Architecture

From your home to Mars: Venice conspires to save the planet

The 19th Architecture Biennial kicks off with the aim of rethinking the discipline and combating climate change.

The central exhibition of the 19th Venice Architecture Biennale kicks off with an installation filled with air conditioners evocative of climate change.
07/05/2025
3 min

Special Envoy to VeniceWith the industrialization of the 19th century, the world's population began a process of super-exponential growth that continues to this day. According to the UN, the global population will reach 8 billion people in 2022, but growth is now slowing. More pessimistic predictions are beginning to emerge about radical population declines in the 2060s or 2080s. What will happen if the population begins to decline as rapidly as it has grown so far? How will we survive the catastrophe? Architects Beatriz Colomina and Mark Wigley, along with designer Patricia Urquiola, propose a solution for a possible future with one of the first large installations on display at the 19th Venice Architecture Biennale, which opened its doors to journalists and professionals this Wednesday. For Colomina, Wigley, and Urquiola, who have collaborated with several scientists, the solution lies in acting like bacteria, due to their ability to spread rapidly and, at the same time, self-control. "It's a way for us to collaborate with each other and create a different future," says Colomina. "When bacteria group together into beautiful shapes, they do so because they don't have many resources, and perhaps humans, when we don't have many resources, can create something beautiful," says Wigley.

Beatriz Colomina, Mark Wigley and Patricia Urquiola's installation 'The Other Side of the Mountain'.

The curator of this edition of the biennial is the Italian architect and engineer Carlo RattiHe is the first Italian commissioner in twenty-five years, and his project is entitled Intelligents. Ratti has organized the first open call for projects. The result is an exhibition with a vast amount of information, featuring some 250 projects from approximately 750 participants. One of the pillars of the thesis is that it is no longer enough to mitigate the effects of climate change; rather, the situation demands an architecture of "adaptation," which he proposes as the fruit of a dialogue between different minds, generations of architects, and professionals from different disciplines beyond architecture. For Ratti, this attitude means "a radical change in our practice" to rethink "the built environment." The situation is very serious: the first installation on display consists of a room full of air conditioning units, dark and very hot, reminding us that cooling an interior contributes to increasing the temperature outside.

After the installation by Colomina, Wigley, and Urquiola, the tour continues with proposals related to nature, including Baubotanik, a German university project that transforms living trees into structural elements. Another of the projects on display is a call for optimism: "We're screwed! You can change it," reads the call to participate in House Europe!, the European citizens' initiative to make the renovation and transformation of buildings easier, more affordable, and more social. The forecast is that by 2050, 2 billion square meters of existing space will have been demolished in Europe, the equivalent of "half of Germany's housing stock and more than Paris or Berlin combined." For proponents of renovation, the rubble entails "social, economic, environmental, and cultural problems, as demolition entails the loss of homes, jobs, energy, and history."

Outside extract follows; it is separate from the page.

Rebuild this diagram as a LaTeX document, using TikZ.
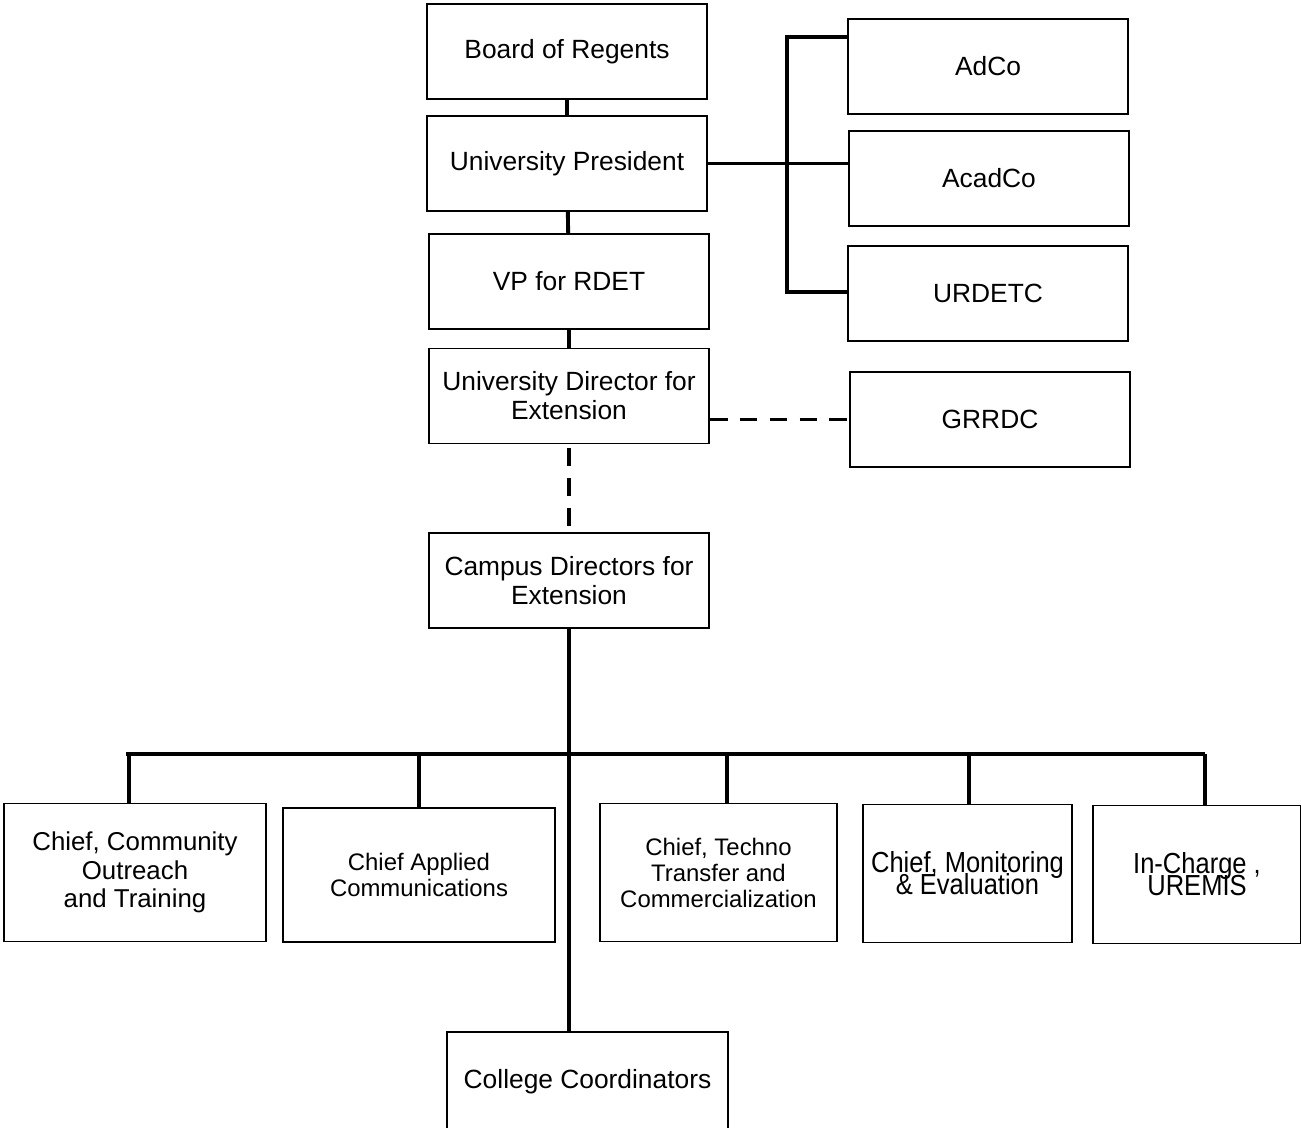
\documentclass[tikz,border=0pt]{standalone}
\usepackage{fontspec}
\setmainfont{Liberation Sans}
\newfontfamily\narrowfont[FakeStretch=0.88]{Liberation Sans}
\usepackage{tikz}
\newcommand\tightlines{\lineskiplimit=-20pt\relax}

\begin{document}
\begin{tikzpicture}[x=0.02cm,y=-0.02cm,
  box/.style={draw,line width=1.1pt,align=center,inner sep=0pt,
    minimum width=5.6cm,minimum height=1.9cm,
    font=\fontsize{15}{16.5}\selectfont},
  lowbox/.style={box,minimum height=2.76cm},
  tightbox/.style={lowbox,minimum width=4.17cm,
    font=\narrowfont\fontsize{16.5}{12.5}\selectfont\tightlines},
  link/.style={line width=2.2pt},
  dotlink/.style={line width=2.2pt,dash pattern=on 10pt off 7pt}]
\useasboundingbox (0,0) rectangle (1301,1127);
% main line
\node[box] (bor) at (567,51.5) {Board of Regents};
\node[box] (pres) at (567,163.5) {University President};
\node[box] (vp) at (569,281.5) {VP for RDET};
\node[box] (ude) at (569,396) {University Director for\\Extension};
\node[box] (cde) at (569,580.5) {Campus Directors for\\Extension};
% councils
\node[box] (adco) at (988,66.5) {AdCo};
\node[box] (acadco) at (989,178.5) {AcadCo};
\node[box] (urdetc) at (988,293.5) {URDETC};
\node[box] (grrdc) at (990,419.5) {GRRDC};
% units
\node[lowbox,minimum width=5.24cm,font=\fontsize{14.7}{16.2}\selectfont] (cot) at (135,872.5)
  {Chief, Community\\Outreach\\ and Training};
\node[lowbox,minimum width=5.44cm,minimum height=2.68cm,font=\fontsize{13.6}{14.8}\selectfont] (cac) at (419,875)
  {Chief Applied\\Communications};
\node[lowbox,minimum width=4.74cm,font=\fontsize{13.6}{14.8}\selectfont] (ttc) at (718.5,872.5)
  {Chief, Techno\\Transfer and\\Commercialization};
\node[tightbox] (mne) at (967.5,873.5) {Chief, Monitoring\\\& Evaluation};
\node[tightbox] (uremis) at (1197,874.5) {In-Charge ,\\UREMIS};
\node[box,minimum width=5.62cm,minimum height=2cm] (cc) at (587.5,1082) {College Coordinators};
% connectors
\draw[link] (bor) -- (pres);
\draw[link] (pres) -- (vp);
\draw[link] (vp) -- (ude);
\coordinate (rtop) at (787,37);
\coordinate (rbot) at (787,292);
\draw[link] (rtop -| adco.west) -- (rtop) -- (rbot) -- (rbot -| urdetc.west);
\draw[link] (pres.east) -- (pres.east -| acadco.west);
\draw[dotlink] (grrdc.west -| ude.east) -- (grrdc.west);
\draw[dotlink] ([yshift=-0.08cm]ude.south) -- (ude.south |- cde.north);
\coordinate (bus) at (0,754);
\draw[link] (cde.south) -- (cde.south |- cc.north);
\draw[link] ([xshift=-0.18cm]cot.north |- bus) -- ([xshift=0.16cm]uremis.north |- bus);
\foreach \n/\dx in {cot/-6,cac/0,ttc/8.5,mne/1.5,uremis/8}
  \draw[link] ([xshift=\dx*0.02cm]\n.north) -- ([xshift=\dx*0.02cm]\n.north |- bus);
\end{tikzpicture}
\end{document}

The prototype of a greenhouse for agriculture in microgravity conditions.

A portable nuclear reactor

The energy sources considered in the biennial's exhibition are not only renewable. Pininfarina, newcleo, and Fincantieri present a project for a compact and portable nuclear reactor that, according to the promoters, "recycles nuclear waste and produces clean energy." Furthermore, Ratti does not rule out the possibility of solutions beyond planet Earth. IVAAIU City, for example, proposes the creation of a robotic data center on the Moon. Clouds Architecture Office, meanwhile, proposes an underwater city on Mars with capacity for around 10,000 people. And the Amelia Institute exhibits a prototype of an orbiting greenhouse for growing vegetables in microgravity.

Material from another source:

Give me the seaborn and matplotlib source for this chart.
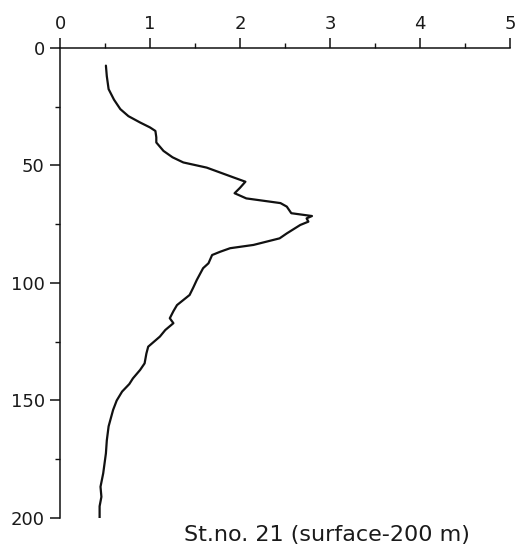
import numpy as np
import pandas as pd
import seaborn as sns
import matplotlib.pyplot as plt
from matplotlib.ticker import MultipleLocator

# profile
depth = [7.5, 12, 17.5, 22, 26, 29, 31.7, 33.8, 35.3, 38, 40.2, 43.8, 46.5, 48.7,
         50.9, 53, 55.1, 56.9, 59.5, 61.8, 64, 66, 67.5, 70.3, 71.5, 72.5, 73.9,
         75.3, 78.9, 81, 83.8, 85.2, 86.7, 88.1, 91.6, 93.7, 98.7, 102, 105.1,
         109.4, 112, 115, 117.1, 120, 122.8, 127.1, 130, 134.2, 137, 140.6, 143,
         146.2, 150, 154, 161, 167, 172.5, 181, 186.7, 191, 195, 200]
value = [0.51, 0.52, 0.54, 0.60, 0.67, 0.76, 0.89, 1.00, 1.06, 1.07, 1.07, 1.15,
         1.25, 1.37, 1.63, 1.78, 1.93, 2.06, 2.00, 1.94, 2.07, 2.45, 2.52, 2.57,
         2.80, 2.74, 2.76, 2.67, 2.52, 2.44, 2.15, 1.89, 1.78, 1.69, 1.65, 1.59,
         1.52, 1.48, 1.44, 1.30, 1.26, 1.22, 1.26, 1.17, 1.11, 0.98, 0.96, 0.94,
         0.89, 0.81, 0.77, 0.69, 0.63, 0.59, 0.54, 0.52, 0.51, 0.48, 0.45, 0.46,
         0.44, 0.44]
x_ticks = [0, 1, 2, 3, 4, 5]
y_ticks = [0, 50, 100, 150, 200]
caption = "St.no. 21 (surface-200 m)"

df = pd.DataFrame({'depth': depth, 'value': value})

sns.set_style('white')
plt.rcParams['font.family'] = ['DejaVu Sans']
plt.rcParams['text.color'] = '#1a1a1a'
plt.rcParams['xtick.labelcolor'] = '#1a1a1a'
plt.rcParams['ytick.labelcolor'] = '#1a1a1a'

fig = plt.figure(figsize=(5.32, 5.53), dpi=100)
ax = fig.add_axes([0.1128, 0.0633, 0.8458, 0.8499])

sns.lineplot(data=df, x='value', y='depth', sort=False, estimator=None,
             color='#111111', linewidth=1.6, ax=ax)

ax.set_xlim(0, 5)
ax.set_ylim(200, 0)
ax.set_xticks(x_ticks)
ax.set_yticks(y_ticks)
ax.xaxis.set_minor_locator(MultipleLocator(0.5))
ax.yaxis.set_minor_locator(MultipleLocator(25))
ax.xaxis.tick_top()
ax.set_xlabel('')
ax.set_ylabel('')

for side in ['right', 'bottom']:
    ax.spines[side].set_visible(False)
for side in ['left', 'top']:
    ax.spines[side].set_color('#111111')
    ax.spines[side].set_linewidth(1.1)

ax.tick_params(axis='both', which='major', direction='out', length=7, width=1.1,
               color='#111111', labelsize=13, pad=4)
ax.tick_params(axis='both', which='minor', direction='out', length=3.5, width=1.0,
               color='#111111')
ax.tick_params(axis='x', which='both', top=True, bottom=False)
ax.tick_params(axis='y', which='both', left=True, right=False)

fig.text(327 / 532, 1 - 535 / 553, caption, ha='center', va='center', fontsize=16)

fig.savefig('out.png', dpi=100)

Outside the Arsenale, architect Enric Ruiz-Geli, as curator, presented a garden created by a dozen students from Virginia Tech's Honors College, an initiative included in the biennial's side events inspired by how Venetian authorities carried bees a century ago to pollinate them. Inside the main pavilion, made of wood and recycled plastic, various projects from his studio, Cloud 9, are on display, including the future headquarters of the Me We Foundation in Figueres. This Friday, the mayor of Figueres, Jordi Masquef, will be in Venice to sign the foundation's creation in that same garden. The building is planned to house Ruiz-Geli's archive, which will be open to researchers, an architecture laboratory, and a vocational training center. "In Catalonia, the problem isn't innovation or creativity, but vocational training," warns Enric Ruiz-Geli.